【独自】ドライバーの認知能力低下、車が検知へ…「車間短い」「信号に遅れる」AIで分析
ホンダは、車の走行状態や運転者のわずかな傾向を人工知能(AI)で分析し、運転者の体調の異変を見つける技術開発に乗り出す。社会問題となっている高齢ドライバーの事故を減らし、認知症や緑内障の早期発見につなげる期待もある。2030年頃の実用化を目指す。
ホンダは、国の量子科学技術研究開発機構と共同で、磁気共鳴画像(MRI)やセンサーを使って、運転者の脳や目の動きを分析している。事故につながるミスの原因を探るためで、運転者の視線をカメラで検知し、横断する歩行者の見落としを警告する技術を開発中だ。
こうした技術を応用し、車が左右にふらついたり、車間距離が短くなったりする傾向が出た場合に、認知機能や空間を把握する能力が低下していることを知らせる機能を開発する。センサーやカメラにAIを組み合わせ、運転支援だけでなく、体調や病気の疑いの分析に踏み込む。
信号への反応が遅れるようになった場合は、視野が狭くなっている恐れを伝える。緑内障に多く見られる症状だが、進行が遅く、自覚は難しい。今回の開発は、運転者に事故のリスクを通知する。運転者は症状を自覚する前に、体の異変に気づくきっかけになる。
運転免許の保有者は4人に1人が65歳以上となり、高齢ドライバーが起こす事故を減らすことが課題になっている。技術の開発により、能力の低下に気づけば、運転を控え、免許を返納する動きにもつながりそうだ。
自動車各社は、日頃の運転データを蓄積、分析し、安全運転に生かす技術の開発でしのぎを削っている。
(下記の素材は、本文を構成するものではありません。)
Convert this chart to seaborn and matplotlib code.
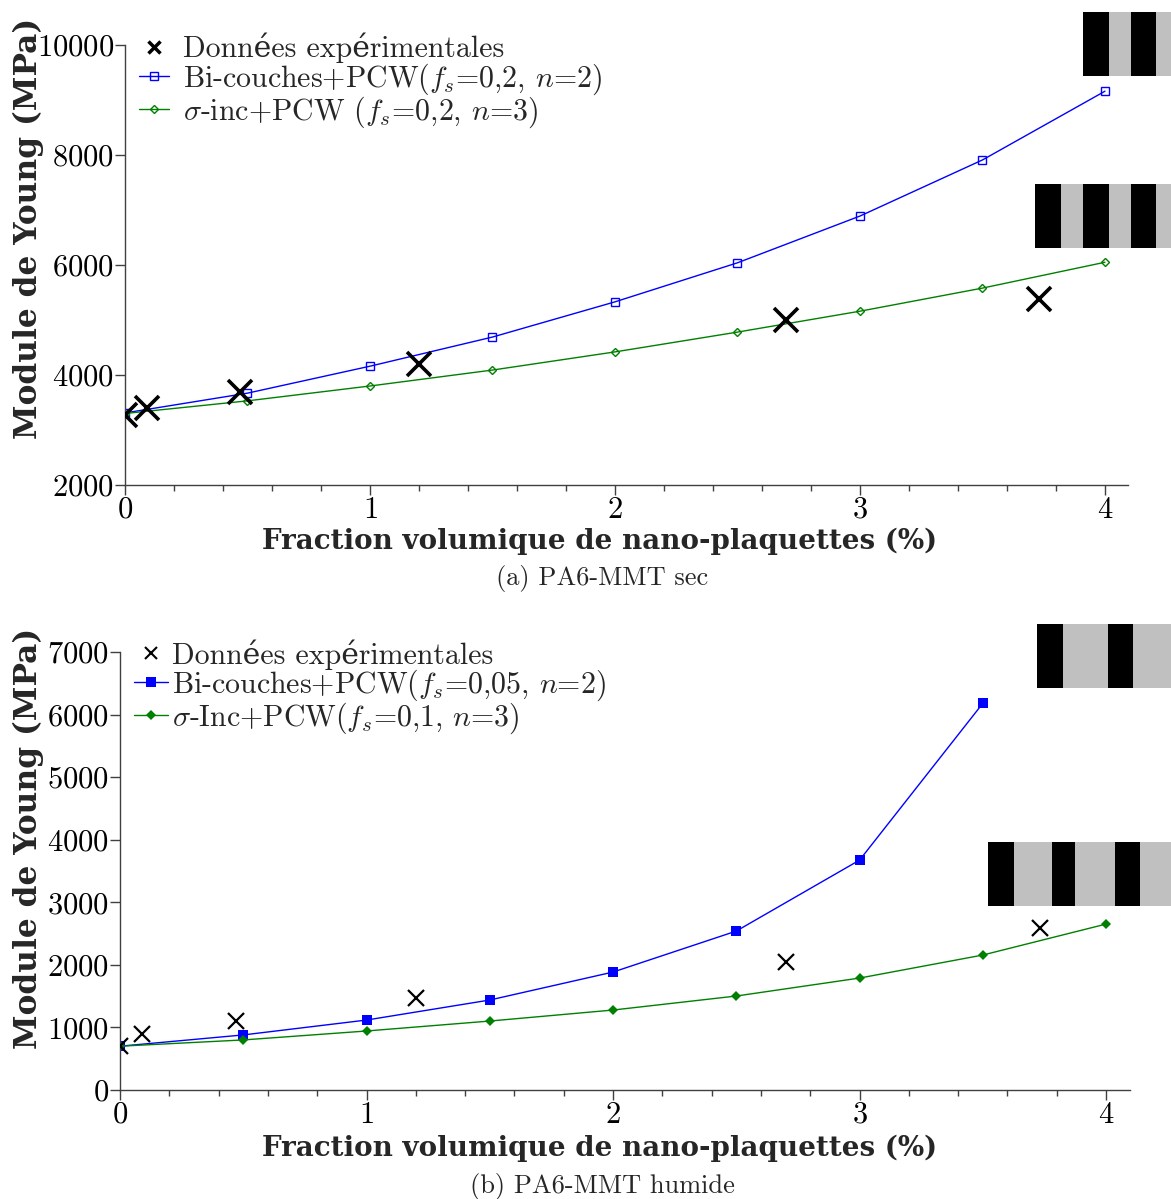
import matplotlib
matplotlib.use('Agg')
import matplotlib.pyplot as plt
from matplotlib.patches import Rectangle
import seaborn as sns
import pandas as pd

# ---- data (a) PA6-MMT sec
exp_x_a = [0.0, 0.09, 0.47, 1.2, 2.7, 3.73]
exp_y_a = [3270, 3400, 3690, 4200, 5000, 5380]
model_x_a = [0, 0.5, 1, 1.5, 2, 2.5, 3, 3.5, 4]
bicouche_a = [3310, 3670, 4160, 4690, 5330, 6040, 6890, 7910, 9160]
sigma_a = [3300, 3530, 3800, 4090, 4420, 4780, 5160, 5580, 6050]

# ---- data (b) PA6-MMT humide
exp_x_b = [0.0, 0.09, 0.47, 1.2, 2.7, 3.73]
exp_y_b = [703, 895, 1100, 1470, 2045, 2590]
bicouche_x_b = [0, 0.5, 1, 1.5, 2, 2.5, 3, 3.5]
bicouche_b = [700, 880, 1118, 1438, 1885, 2540, 3674, 6180]
sigma_x_b = [0, 0.5, 1, 1.5, 2, 2.5, 3, 3.5, 4]
sigma_b = [700, 800, 943, 1102, 1278, 1502, 1789, 2157, 2652]

labels_a = ['Données expérimentales',
            r'Bi-couches+PCW($f_s$=0,2, $n$=2)',
            r'$\sigma$-inc+PCW ($f_s$=0,2, $n$=3)']
labels_b = ['Données expérimentales',
            r'Bi-couches+PCW($f_s$=0,05, $n$=2)',
            r'$\sigma$-Inc+PCW($f_s$=0,1, $n$=3)']
xlabel = 'Fraction volumique de nano-plaquettes (%)'
ylabel = 'Module de Young (MPa)'

sns.set_style('ticks')
plt.rcParams['font.family'] = ['cmr10', 'DejaVu Serif']
plt.rcParams['mathtext.fontset'] = 'cm'
plt.rcParams['axes.unicode_minus'] = False
plt.rcParams['axes.formatter.use_mathtext'] = True

W, H = 1171, 1199
fig = plt.figure(figsize=(W / 100, H / 100), dpi=100)

ax1 = fig.add_axes([125 / W, 1 - 485 / H, (1128 - 125) / W, 440 / H])
ax2 = fig.add_axes([120 / W, 1 - 1090 / H, (1130 - 120) / W, 438 / H])

xbold = dict(family=['DejaVu Serif'], weight='bold', fontsize=20)
ybold = dict(family=['DejaVu Serif'], weight='bold', fontsize=22.5)


def draw(ax, ex, ey, bx, by, sx, sy, labels, big):
    df_e = pd.DataFrame({'x': ex, 'y': ey})
    df_b = pd.DataFrame({'x': bx, 'y': by})
    df_s = pd.DataFrame({'x': sx, 'y': sy})
    if big:
        ax.plot(df_e.x, df_e.y, ls='none', marker='x', ms=17, mew=2.6,
                color='black', label=labels[0], zorder=5)
        sns.lineplot(data=df_b, x='x', y='y', ax=ax, color='blue', lw=1,
                     marker='s', ms=6, mfc='none', mec='blue', mew=1,
                     label=labels[1])
        sns.lineplot(data=df_s, x='x', y='y', ax=ax, color='green', lw=1,
                     marker='D', ms=4.5, mfc='none', mec='green', mew=1,
                     label=labels[2])
    else:
        ax.plot(df_e.x, df_e.y, ls='none', marker='x', ms=11, mew=1.6,
                color='black', label=labels[0], zorder=5)
        sns.lineplot(data=df_b, x='x', y='y', ax=ax, color='blue', lw=1,
                     marker='s', ms=7, mfc='blue', mec='blue', mew=0,
                     label=labels[1])
        sns.lineplot(data=df_s, x='x', y='y', ax=ax, color='green', lw=1,
                     marker='D', ms=5, mfc='green', mec='green', mew=0,
                     label=labels[2])
    sns.despine(ax=ax)
    for s in ['left', 'bottom']:
        ax.spines[s].set_color('#404040')
        ax.spines[s].set_linewidth(1)
    ax.set_xticks([0, 1, 2, 3, 4])
    ax.set_xticks([i * 0.2 for i in range(21)], minor=True)
    ax.tick_params(axis='both', which='major', direction='out', length=7,
                   width=1, labelsize=22, colors='#404040', labelcolor='black', pad=1)
    ax.tick_params(axis='x', which='minor', direction='out', length=4,
                   width=1, colors='#404040')
    ax.set_xlabel(xlabel, **xbold)
    ax.set_ylabel(ylabel, **ybold)


draw(ax1, exp_x_a, exp_y_a, model_x_a, bicouche_a, model_x_a, sigma_a, labels_a, True)
leg1 = ax1.legend(loc='upper left', bbox_to_anchor=(-0.004, 1.068), frameon=False,
                  fontsize=21.5, handlelength=1.0, handletextpad=0.47,
                  labelspacing=-0.08, borderaxespad=0.2)
leg1.legend_handles[0].set_markersize(8)
leg1.legend_handles[0].set_markeredgewidth(2.5)
ax1.set_xlim(0, 4.094)
ax1.set_ylim(2000, 10000)
ax1.set_yticks([2000, 4000, 6000, 8000, 10000])

draw(ax2, exp_x_b, exp_y_b, bicouche_x_b, bicouche_b, sigma_x_b, sigma_b, labels_b, False)
leg2 = ax2.legend(loc='upper left', bbox_to_anchor=(-0.004, 1.07), frameon=False,
                  fontsize=21.5, handlelength=1.13, handletextpad=0.13,
                  labelspacing=-0.08, borderaxespad=0.2)
leg2.legend_handles[0].set_markersize(9)
leg2.legend_handles[0].set_markeredgewidth(1.5)
ax2.set_xlim(0, 4.097)
ax2.set_ylim(0, 7000)
ax2.set_yticks(range(0, 7001, 1000))

ax1.yaxis.set_label_coords(-97 / 1003, (485 - 228) / 440)
ax2.yaxis.set_label_coords(-92 / 1010, (1090 - 838) / 438)
ax1.xaxis.set_label_coords((600 - 125) / 1003, -(541 - 485) / 440)
ax2.xaxis.set_label_coords((600 - 120) / 1010, -(1148 - 1090) / 438)
for a in (ax1, ax2):
    a.xaxis.label.set_va('center')
    a.yaxis.label.set_va('center')

fig.text(602 / W, 1 - 578 / H, '(a) PA6-MMT sec', ha='center', va='center', fontsize=19)
fig.text(602 / W, 1 - 1186 / H, '(b) PA6-MMT humide', ha='center', va='center', fontsize=19)

# striped layer sketches (black / grey bands), figure pixel coordinates
stripes = [
    (12, 76, [(1083, 1109, 'k'), (1109, 1131, 'g'), (1131, 1156, 'k'), (1156, 1171, 'g')]),
    (184, 248, [(1035, 1061, 'k'), (1061, 1083, 'g'), (1083, 1109, 'k'), (1109, 1131, 'g'),
                (1131, 1156, 'k'), (1156, 1171, 'g')]),
    (624, 688, [(1037, 1063, 'k'), (1063, 1108, 'g'), (1108, 1133, 'k'), (1133, 1171, 'g')]),
    (842, 906, [(988, 1014, 'k'), (1014, 1052, 'g'), (1052, 1075, 'k'), (1075, 1115, 'g'),
                (1115, 1140, 'k'), (1140, 1171, 'g')]),
]
for y0, y1, bands in stripes:
    for x0, x1, c in bands:
        fig.patches.append(Rectangle((x0 / W, 1 - y1 / H), (x1 - x0) / W, (y1 - y0) / H,
                                     transform=fig.transFigure,
                                     facecolor='black' if c == 'k' else '#c0c0c0',
                                     edgecolor='none', zorder=10))

fig.savefig('out.png', dpi=100)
トヨタ自動車は、運転者の視線や顔の向き、まぶたの開き具合をカメラでとらえ、AIが異常を検知するシステムを一部の車種に搭載した。走行中の脇見や眠そうな表情を感知すると、警告音を鳴らしたり、シートベルトを振動させたりして注意を促す。
マツダもカメラとセンサーで、居眠りや急病を検知し、車を減速・停止させる機能を開発し、22年以降に新型車への搭載を目指している。
ホンダの新技術は、もっと早い段階から異変に気づくことを狙う。ホンダの担当者は「車には様々なデータが蓄積されている。リスクを察知し、安全技術に生かしたい」と話している。